Mad Men and the Renaissance of Serial Dramas

Mad Men

Dapper Don Draper of Mad Men has been on everyone’s lips for years now. The hyper-masculine, Madison Avenue hero has smoked and drank his way into the hearts and minds of the nation and the world. Draper is not alone, however. Mad Men is a stand-out in a still-budding renaissance of serial dramas which inhabit cable and the Internet.

Cocktail parties are themed after Mad Men. Everyone talks about how they pine for the next season of Orange is the New Black, how intense Game of Thrones is, or speculate whether or not True Detective can surpass the bar set in season one. The Wire is everyone’s key reference point, as that series was an early example of what modern television is capable of.

When tracking trends such as these, it is hard to know where to say the genesis point was. Perhaps the miniseries of the late 1970’s and into the 1980’s is a good place to start. Shogun, Roots, and The Blue and the Grey, captured the imagination of the nation. These were weekly dramas which had a predetermined beginning, middle and end. They were easy to commit to because it was known that the duration would be short and the payoff would be phenomenal. Rather than slog through novels of over 300 pages, viewers could have a similar experience in the confines of a television show.

After the spate of miniseries, television adopted the aimless, arc-less soap opera formula. Episodes might be linked in some way, but a viewer was in no danger of feeling left out if she had missed last week’s 90210. Brenda, Dylan, and the gang were up to new shenanigans in a self-contained episode in which the only question was how much in or out of love one was with the other. There might have been a social issue or two for good measure. Mad Men unfolds on political, social, gender, and personal themes which is not uncommon in this renaissance of serial dramas.

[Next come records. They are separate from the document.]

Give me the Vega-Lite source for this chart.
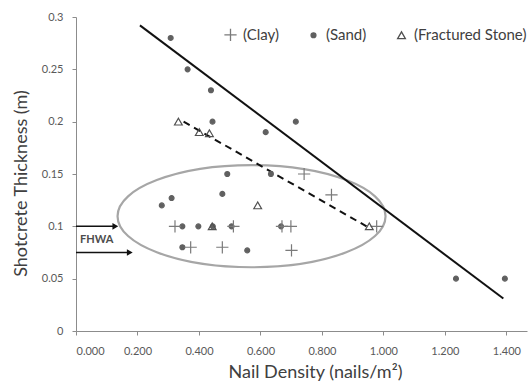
{
  "$schema": "https://vega.github.io/schema/vega-lite/v6.json",
  "width": 451,
  "height": 314,
  "autosize": "none",
  "padding": {"left": 76, "top": 17, "right": 5, "bottom": 54},
  "background": "white",
  "config": {
    "view": {"stroke": null},
    "font": "Lato",
    "axis": {
      "grid": false,
      "domainColor": "#8c8c8c",
      "tickColor": "#8c8c8c",
      "labelColor": "#595959",
      "labelFont": "Lato",
      "labelFontSize": 11,
      "titleColor": "#404040",
      "titleFont": "Lato",
      "titleFontSize": 18,
      "titleFontWeight": "normal"
    }
  },
  "layer": [
    {
      "data": {"values": [{"cx": 0.571, "cy": 0.1097}]},
      "mark": {
        "type": "point",
        "shape": "M-1,0A1,0.381,0,1,1,1,0A1,0.381,0,1,1,-1,0Z",
        "size": 71824,
        "stroke": "#a6a6a6",
        "strokeWidth": 2.2,
        "fill": "transparent",
        "opacity": 1
      },
      "encoding": {
        "x": {"field": "cx", "type": "quantitative", "scale": {"domain": [0, 1.467], "nice": false, "zero": false},
          "axis": {"values": [0, 0.2, 0.4, 0.6, 0.8, 1.0, 1.2, 1.4], "format": ".3f", "tickSize": 4, "labelPadding": 10, "title": "Nail Density (nails/m²)", "titlePadding": 7, "titleX": 239}},
        "y": {"field": "cy", "type": "quantitative", "scale": {"domain": [0, 0.3], "nice": false},
          "axis": {"values": [0, 0.05, 0.1, 0.15, 0.2, 0.25, 0.3], "format": "~g", "tickSize": 4, "labelPadding": 9, "title": "Shotcrete Thickness (m)", "titlePadding": 11, "titleY": 166}}
      }
    },
    {
      "data": {"values": [{"x": 0.208, "y": 0.292}, {"x": 1.39, "y": 0.031}]},
      "mark": {"type": "line", "color": "#111111", "strokeWidth": 2},
      "encoding": {"x": {"field": "x", "type": "quantitative"}, "y": {"field": "y", "type": "quantitative"}}
    },
    {
      "data": {"values": [{"x": 0.35, "y": 0.2}, {"x": 0.945, "y": 0.1}]},
      "mark": {"type": "line", "color": "#111111", "strokeWidth": 2, "strokeDash": [7, 5]},
      "encoding": {"x": {"field": "x", "type": "quantitative"}, "y": {"field": "y", "type": "quantitative"}}
    },
    {
      "data": {"values": [{"x": 0, "x2": 0.128, "y": 0.1}, {"x": 0, "x2": 0.175, "y": 0.075}]},
      "mark": {"type": "rule", "color": "#111111", "strokeWidth": 1.5},
      "encoding": {"x": {"field": "x", "type": "quantitative"}, "x2": {"field": "x2"}, "y": {"field": "y", "type": "quantitative"}}
    },
    {
      "data": {"values": [{"x2": 0.128, "y": 0.1}, {"x2": 0.175, "y": 0.075}]},
      "mark": {"type": "point", "shape": "triangle-right", "size": 45, "filled": true, "color": "#111111", "opacity": 1},
      "encoding": {"x": {"field": "x2", "type": "quantitative"}, "y": {"field": "y", "type": "quantitative"}}
    },
    {
      "data": {"values": [{"x": 0.013, "y": 0.087, "label": "FHWA"}]},
      "mark": {"type": "text", "align": "left", "baseline": "middle", "fontSize": 11, "color": "#4d4d4d", "fontWeight": "bold", "font": "Lato"},
      "encoding": {"x": {"field": "x", "type": "quantitative"}, "y": {"field": "y", "type": "quantitative"}, "text": {"field": "label"}}
    },
    {
      "data": {"values": [
        {"nd": 0.308, "t": 0.28, "soil": "Sand"},
        {"nd": 0.363, "t": 0.25, "soil": "Sand"},
        {"nd": 0.439, "t": 0.23, "soil": "Sand"},
        {"nd": 0.444, "t": 0.2, "soil": "Sand"},
        {"nd": 0.617, "t": 0.19, "soil": "Sand"},
        {"nd": 0.715, "t": 0.2, "soil": "Sand"},
        {"nd": 0.492, "t": 0.15, "soil": "Sand"},
        {"nd": 0.634, "t": 0.15, "soil": "Sand"},
        {"nd": 0.311, "t": 0.127, "soil": "Sand"},
        {"nd": 0.279, "t": 0.12, "soil": "Sand"},
        {"nd": 0.476, "t": 0.131, "soil": "Sand"},
        {"nd": 0.346, "t": 0.1, "soil": "Sand"},
        {"nd": 0.398, "t": 0.1, "soil": "Sand"},
        {"nd": 0.445, "t": 0.1, "soil": "Sand"},
        {"nd": 0.506, "t": 0.1, "soil": "Sand"},
        {"nd": 0.667, "t": 0.1, "soil": "Sand"},
        {"nd": 0.346, "t": 0.08, "soil": "Sand"},
        {"nd": 0.557, "t": 0.077, "soil": "Sand"},
        {"nd": 1.236, "t": 0.05, "soil": "Sand"},
        {"nd": 1.395, "t": 0.05, "soil": "Sand"},
        {"nd": 0.322, "t": 0.1, "soil": "Clay"},
        {"nd": 0.512, "t": 0.1, "soil": "Clay"},
        {"nd": 0.67, "t": 0.1, "soil": "Clay"},
        {"nd": 0.699, "t": 0.1, "soil": "Clay"},
        {"nd": 0.373, "t": 0.08, "soil": "Clay"},
        {"nd": 0.476, "t": 0.08, "soil": "Clay"},
        {"nd": 0.701, "t": 0.077, "soil": "Clay"},
        {"nd": 0.742, "t": 0.15, "soil": "Clay"},
        {"nd": 0.831, "t": 0.13, "soil": "Clay"},
        {"nd": 0.978, "t": 0.1, "soil": "Clay"},
        {"nd": 0.333, "t": 0.2, "soil": "Fractured Stone"},
        {"nd": 0.401, "t": 0.19, "soil": "Fractured Stone"},
        {"nd": 0.434, "t": 0.189, "soil": "Fractured Stone"},
        {"nd": 0.591, "t": 0.12, "soil": "Fractured Stone"},
        {"nd": 0.443, "t": 0.1, "soil": "Fractured Stone"},
        {"nd": 0.954, "t": 0.1, "soil": "Fractured Stone"}
      ]},
      "mark": {"type": "point", "filled": true, "opacity": 1, "strokeWidth": 1.2},
      "encoding": {
        "x": {"field": "nd", "type": "quantitative"},
        "y": {"field": "t", "type": "quantitative"},
        "shape": {"field": "soil", "type": "nominal",
          "scale": {"domain": ["Clay", "Sand", "Fractured Stone"], "range": ["M-1,0L1,0M0,-1L0,1", "circle", "triangle-up"]},
          "legend": {"title": null, "orient": "none", "legendX": 147, "legendY": 10, "direction": "horizontal", "labelExpr": "'(' + datum.label + ')'", "labelFont": "Lato", "labelFontSize": 15, "labelColor": "#404040", "columnPadding": 27, "labelOffset": 5, "symbolStrokeWidth": 1.3}},
        "fill": {"field": "soil", "type": "nominal",
          "scale": {"domain": ["Clay", "Sand", "Fractured Stone"], "range": ["transparent", "#606060", "transparent"]}},
        "stroke": {"field": "soil", "type": "nominal",
          "scale": {"domain": ["Clay", "Sand", "Fractured Stone"], "range": ["#7a7a7a", "#606060", "#505050"]}},
        "size": {"field": "soil", "type": "nominal",
          "scale": {"type": "ordinal", "domain": ["Clay", "Sand", "Fractured Stone"], "range": [150, 24, 60]}}
      }
    }
  ]
}
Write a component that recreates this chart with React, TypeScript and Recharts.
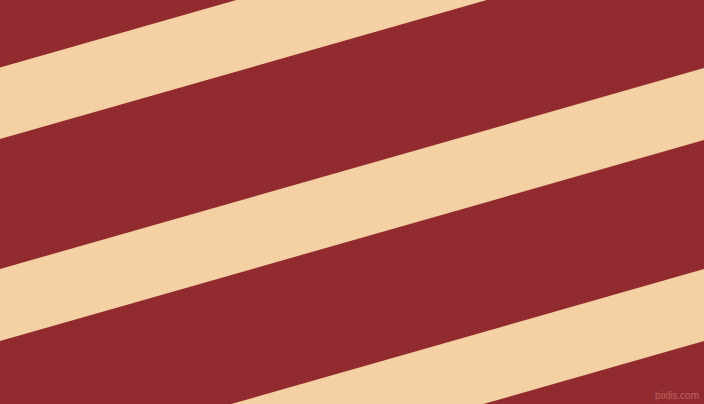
import React from 'react';
import { ComposedChart, Area, XAxis, YAxis } from 'recharts';

document.body.style.margin = '0';

// two sample columns: left and right edge of the picture
const xs = [0, 704];
// stripe edges (top, bottom) in pixel units at each column
const stripeA = [[-134, -62], [-335, -263]];
const stripeB = [[67.5, 139], [-133.5, -62]];
const stripeC = [[269, 341], [68, 140]];
const stripeD = [[470, 542], [269, 341]];

const data = xs.map((x, i) => ({ x, a: stripeA[i], b: stripeB[i], c: stripeC[i], d: stripeD[i] }));

const RED = '#922B2F';
const SAND = '#F4D0A2';

export default function App() {
  return (
    <div style={{ position: 'relative', width: 704, height: 404, background: RED, overflow: 'hidden' }}>
      <ComposedChart width={704} height={404} data={data} margin={{ top: 0, right: 0, bottom: 0, left: 0 }}>
        <XAxis type="number" dataKey="x" domain={[0, 704]} hide allowDataOverflow />
        <YAxis type="number" domain={[0, 404]} reversed hide allowDataOverflow />
        {['a', 'b', 'c', 'd'].map(k => (
          <Area key={k} type="linear" dataKey={k} stroke="none" fill={SAND} fillOpacity={1} isAnimationActive={false} dot={false} activeDot={false} />
        ))}
      </ComposedChart>
      <div style={{ position: 'absolute', right: 5, top: 390, fontFamily: 'Liberation Sans, sans-serif', fontSize: 10, lineHeight: '12px', color: '#bb6265', whiteSpace: 'nowrap' }}>pixlis.com</div>
    </div>
  );
}
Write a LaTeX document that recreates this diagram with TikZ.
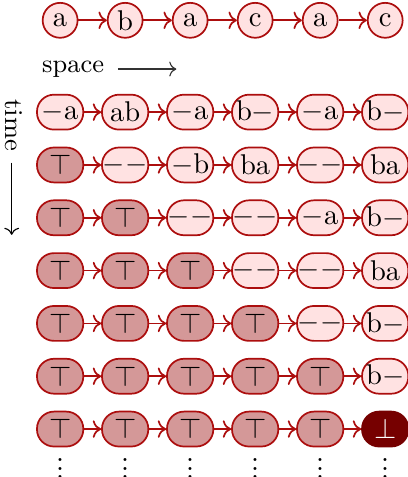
\documentclass[tikz,border=0pt]{standalone}
\usepackage{amsmath}
\usepackage{amssymb}
\usepackage{tikz}
\usetikzlibrary{arrows.meta,positioning}
\definecolor{cellred}{RGB}{172,14,14}
\definecolor{cellpink}{RGB}{255,226,226}
\definecolor{celldone}{RGB}{212,152,152}
\definecolor{cellfail}{RGB}{118,0,0}
\newcommand{\stepdots}{\vbox{\baselineskip3pt\lineskiplimit0pt\hbox{.}\hbox{.}\hbox{.}}}

\begin{document}
\begin{tikzpicture}[
  sym/.style={draw=cellred, fill=cellpink, circle, line width=0.6pt, minimum size=4.3mm, inner sep=0pt},
  cellL/.style={draw=cellred, fill=cellpink, rounded corners=2.1mm, line width=0.6pt,
    minimum width=5.7mm, minimum height=4.3mm, inner sep=0pt},
  cellT/.style={cellL, fill=celldone},
  cellF/.style={cellL, fill=cellfail, draw=cellfail, text=white},
  link/.style={->, draw=cellred, line width=0.6pt}
]
\useasboundingbox (0,0) rectangle (5.02,-5.87);
% input word
\foreach \t [count=\c] in {a,b,a,c,a,c}
  \node[sym] (w\c) at ({0.8*\c-0.06},-0.25) {\t};
\foreach \a/\b in {1/2,2/3,3/4,4/5,5/6}
  \draw[link] (w\a) -- (w\b);
% axes
\node[font=\small] (space) at (0.9,-0.85) {space};
\coordinate (sa) at (1.45,-0.85);
\coordinate (sb) at (2.17,-0.85);
\draw[->, black!80] (sa) -- (sb);
\node[font=\small, rotate=-90] (time) at (0.17,-1.54) {time};
\coordinate (ta) at (0.144,-2.0);
\coordinate (tb) at (0.144,-2.89);
\draw[->] (ta) -- (tb);
% rows of cells
\foreach \row [count=\r] in {
  {cellL/$-$a, cellL/ab, cellL/$-$a, cellL/b$-$, cellL/$-$a, cellL/b$-$},
  {cellT/$\top$, cellL/$-$$-$, cellL/$-$b, cellL/ba, cellL/$-$$-$, cellL/ba},
  {cellT/$\top$, cellT/$\top$, cellL/$-$$-$, cellL/$-$$-$, cellL/$-$a, cellL/b$-$},
  {cellT/$\top$, cellT/$\top$, cellT/$\top$, cellL/$-$$-$, cellL/$-$$-$, cellL/ba},
  {cellT/$\top$, cellT/$\top$, cellT/$\top$, cellT/$\top$, cellL/$-$$-$, cellL/b$-$},
  {cellT/$\top$, cellT/$\top$, cellT/$\top$, cellT/$\top$, cellT/$\top$, cellL/b$-$},
  {cellT/$\top$, cellT/$\top$, cellT/$\top$, cellT/$\top$, cellT/$\top$, cellF/$\bot$}}
  \foreach \s/\t [count=\c] in \row
    \node[\s] (n\r\c) at ({0.8*\c-0.06},{-0.73-0.65*\r}) {\t};
\foreach \r in {1,...,7}
  \foreach \a/\b in {1/2,2/3,3/4,4/5,5/6}
    \draw[link] (n\r\a) -- (n\r\b);
% more steps
\foreach \c in {1,...,6}
  \node[inner sep=0pt] (d\c) at ({0.8*\c-0.06},-5.77) {\stepdots};
\end{tikzpicture}
\end{document}
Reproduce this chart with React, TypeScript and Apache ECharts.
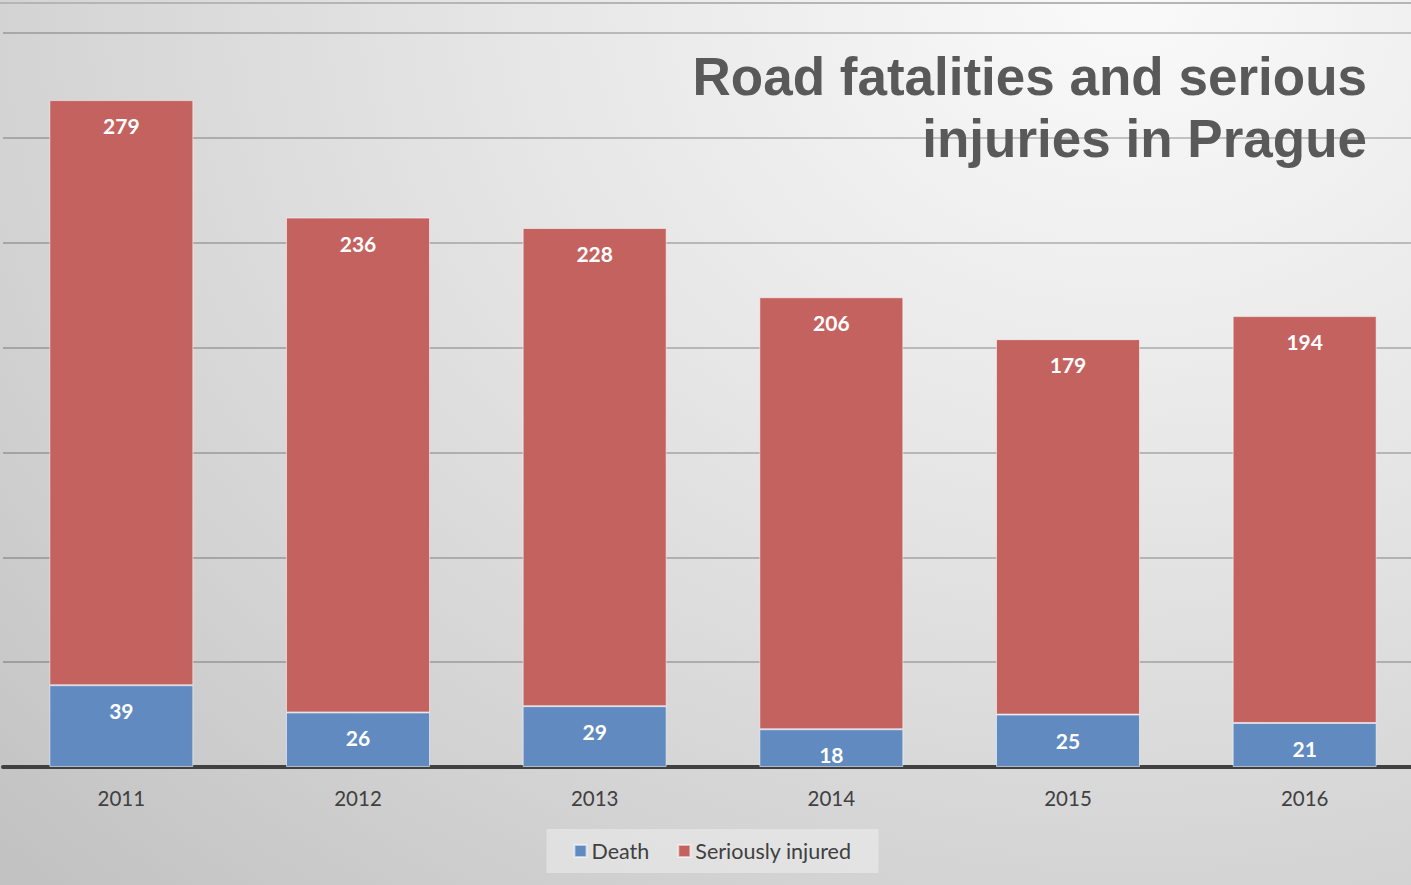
import React, { useEffect, useRef } from "react";
import * as echarts from "echarts";

const years = ["2011", "2012", "2013", "2014", "2015", "2016"];
const death = [39, 26, 29, 18, 25, 21];
const injured = [279, 236, 228, 206, 179, 194];
const titleLines = ["Road fatalities and serious", "injuries in Prague"];

export default function App() {
  const ref = useRef<HTMLDivElement>(null);
  useEffect(() => {
    if (!ref.current) return;
    const chart = echarts.init(ref.current, undefined, { renderer: "svg" });
    const labelStyle = {
      show: true,
      position: "insideTop" as const,
      distance: 15,
      color: "#ffffff",
      fontFamily: "Lato, 'Open Sans', sans-serif",
      fontWeight: "bold" as const,
      fontSize: 21,
    };
    const titleFont = {
      fontFamily: "'Liberation Sans', Arial, sans-serif",
      fontWeight: "bold" as const,
      fontSize: 53,
      fill: "#595959",
      textAlign: "right" as const,
      textVerticalAlign: "top" as const,
    };
    chart.setOption({
      animation: false,
      graphic: [
        {
          type: "line",
          shape: { x1: 0, y1: 3, x2: 1425, y2: 3 },
          style: { stroke: "#b5b5b5", lineWidth: 2 },
          z: 0,
        },
        {
          type: "text",
          x: 1367,
          y: 50,
          z: 10,
          style: { ...titleFont, text: titleLines[0] },
        },
        {
          type: "text",
          x: 1367,
          y: 112,
          z: 10,
          style: { ...titleFont, text: titleLines[1] },
        },
      ],
      legend: {
        bottom: 12,
        left: "center",
        itemWidth: 12,
        itemHeight: 12,
        itemGap: 28,
        padding: [11, 27],
        backgroundColor: "rgba(255,255,255,0.35)",
        icon: "rect",
        textStyle: {
          fontFamily: "Lato, 'Open Sans', sans-serif",
          fontSize: 21.5,
          color: "#404040",
        },
        data: ["Death", "Seriously injured"],
      },
      grid: { left: 3, right: 2, top: 33, bottom: 118 },
      xAxis: {
        type: "category",
        data: years,
        axisLine: { lineStyle: { color: "#404040", width: 4 } },
        axisTick: { show: false },
        axisLabel: {
          margin: 20,
          fontFamily: "Lato, 'Open Sans', sans-serif",
          fontSize: 20.5,
          color: "#404040",
        },
      },
      yAxis: {
        type: "value",
        min: 0,
        max: 350,
        interval: 50,
        axisLabel: { show: false },
        axisLine: { show: false },
        axisTick: { show: false },
        splitLine: { lineStyle: { color: "rgba(0,0,0,0.28)", width: 1.5 } },
      },
      series: [
        {
          name: "Death",
          type: "bar",
          stack: "total",
          data: death,
          barWidth: 144,
          itemStyle: {
            color: "#618bc0",
            borderColor: "rgba(255,255,255,0.55)",
            borderWidth: 1,
          },
          label: labelStyle,
        },
        {
          name: "Seriously injured",
          type: "bar",
          stack: "total",
          data: injured,
          barWidth: 144,
          itemStyle: {
            color: "#c4625f",
            borderColor: "rgba(255,255,255,0.55)",
            borderWidth: 1,
          },
          label: labelStyle,
        },
      ],
    });
    return () => chart.dispose();
  }, []);
  return (
    <div
      style={{
        position: "absolute",
        left: 0,
        top: 0,
        width: 1411,
        height: 885,
        overflow: "hidden",
        background:
          "radial-gradient(ellipse 110% 140% at 80% 0%, #fafafa 0%, #e6e6e6 40%, #d2d2d2 75%, #c2c2c2 100%)",
      }}
    >
      <div ref={ref} style={{ width: 1425, height: 885 }} />
    </div>
  );
}
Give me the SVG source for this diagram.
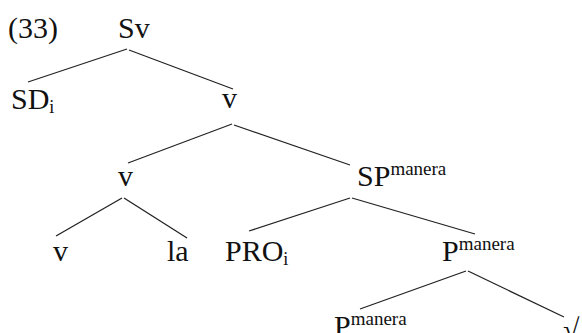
<svg xmlns="http://www.w3.org/2000/svg" width="582" height="333" viewBox="0 0 582 333">
<style>
.t{fill:#111;font-size:30px}
.s{font-size:19px}
.sub{font-size:18px}
#edges line{stroke:#222;stroke-width:1.3}
</style>
<rect width="582" height="333" fill="#fff"/>
<g id="edges">
<line x1="127" y1="49" x2="28" y2="82"/>
<line x1="129" y1="50" x2="233" y2="89"/>
<line x1="232" y1="124" x2="128" y2="163"/>
<line x1="234" y1="125" x2="350" y2="165"/>
<line x1="122" y1="198" x2="56" y2="236"/>
<line x1="124" y1="198" x2="187" y2="238"/>
<line x1="350" y1="198" x2="249" y2="231"/>
<line x1="352" y1="198" x2="475" y2="234"/>
<line x1="466" y1="271" x2="360" y2="309"/>
<line x1="468" y1="271" x2="564" y2="317"/>
</g>
<g id="label"><text class="t" font-family="Liberation Serif" x="8" y="38">(33)</text></g>
<g id="n-Sv"><text class="t" font-family="Liberation Serif" x="118" y="38">Sv</text></g>
<g id="n-SD"><text class="t" font-family="Liberation Serif" x="11" y="109">SD<tspan class="sub" dy="4">i</tspan></text></g>
<g id="n-v1"><text class="t" font-family="Liberation Serif" x="222" y="108">v</text></g>
<g id="n-v2"><text class="t" font-family="Liberation Serif" x="118" y="186">v</text></g>
<g id="n-SP"><text class="t" font-family="Liberation Serif" x="357" y="186">SP<tspan class="s" dy="-11">manera</tspan></text></g>
<g id="n-v3"><text class="t" font-family="Liberation Serif" x="53" y="261">v</text></g>
<g id="n-la"><text class="t" font-family="Liberation Serif" x="167" y="261">la</text></g>
<g id="n-PRO"><text class="t" font-family="Liberation Serif" x="225" y="261">PRO<tspan class="sub" dy="4">i</tspan></text></g>
<g id="n-P1"><text class="t" font-family="Liberation Serif" x="442" y="261">P<tspan class="s" dy="-11">manera</tspan></text></g>
<g id="n-P2"><text class="t" font-family="Liberation Serif" x="334" y="336">P<tspan class="s" dy="-11">manera</tspan></text></g>
<g id="n-root"><text class="t" font-family="Liberation Serif" x="563" y="340">√</text></g>
</svg>
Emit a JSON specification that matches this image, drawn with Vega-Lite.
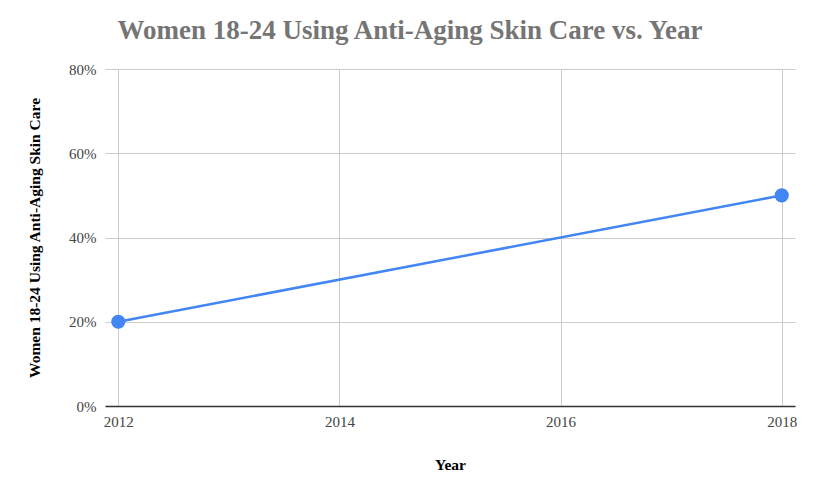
{
  "$schema": "https://vega.github.io/schema/vega-lite/v6.json",
  "width": 690,
  "height": 337,
  "autosize": {"type": "none"},
  "padding": {"left": 105, "top": 69, "right": 25, "bottom": 84},
  "background": "white",
  "title": {
    "text": "Women 18-24 Using Anti-Aging Skin Care vs. Year",
    "font": "Liberation Serif",
    "fontSize": 27,
    "fontWeight": "bold",
    "color": "#757575",
    "anchor": "middle",
    "dx": -40,
    "offset": 17
  },
  "data": {
    "values": [
      {"year": 2012, "share": 0.2},
      {"year": 2018, "share": 0.5}
    ]
  },
  "config": {
    "view": {"stroke": null},
    "axis": {
      "labelFont": "Liberation Serif",
      "titleFont": "Liberation Serif",
      "labelFontSize": 15,
      "titleFontSize": 15.5,
      "labelColor": "#444444",
      "titleColor": "#000000",
      "titleFontWeight": "bold",
      "gridColor": "#cccccc",
      "gridWidth": 1,
      "ticks": false
    }
  },
  "encoding": {
    "x": {
      "field": "year",
      "type": "quantitative",
      "scale": {"domain": [2011.88, 2018.12], "nice": false, "zero": false},
      "axis": {
        "values": [2012, 2014, 2016, 2018],
        "format": "d",
        "title": "Year",
        "domainColor": "#333333",
        "domainWidth": 1.5,
        "labelPadding": 8,
        "titlePadding": 28
      }
    },
    "y": {
      "field": "share",
      "type": "quantitative",
      "scale": {"domain": [0, 0.8], "nice": false},
      "axis": {
        "values": [0, 0.2, 0.4, 0.6, 0.8],
        "format": ".0%",
        "title": "Women 18-24 Using Anti-Aging Skin Care",
        "domain": false,
        "labelPadding": 9,
        "titlePadding": 26
      }
    }
  },
  "layer": [
    {"mark": {"type": "line", "color": "#4285F4", "strokeWidth": 2.5}},
    {"mark": {"type": "point", "filled": true, "color": "#4285F4", "size": 200, "opacity": 1}}
  ]
}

When television was starting to look as bleary as Don Draper on a hungover Sunday morning, The Sopranos‘ depth and depravity kicked everything into high gear. The HBO series introduced the world to a complicated mobster whose violence and corruption served as a mirror on our own society. The series was less aimless and each season worked as a cohesive whole. With HBO, if you missed last week, the network would frequently rerun shows. Plus, by this time almost everyone had a VHS on which to record the show. If television writers had been sleeping, Tony Soprano’s pistol woke them up to the potential of complex characters, sweeping narrative arcs, and a depth and breadth previously only known in novels.

The world of serial dramas only kicked into high gear when The Wire hit HBO. A masterwork of narrative, character, and social commentary, David Simon’s epic showed America what it was. Simon exposed the phenomenon of ″juking the stats,″ of tearing down social institutions beneath a gauzy haze of shiny statistics.

Now, with the maturation of Netflix, Hulu, On Demand cable services, and the trusty DVD, entire seasons can be devoured in a weekend. We binge on shows the way Don Draper sucks down booze and cigarettes. Mad Men‘s excellence is commonplace in light of this renaissance of serial dramas. The United States and the rest of the technologically-enhanced world is fortunate to have so many rich, wonderful dramas. Their quality and number is unparalleled, but the question is whether the lessons the characters have to impart will produce action and change.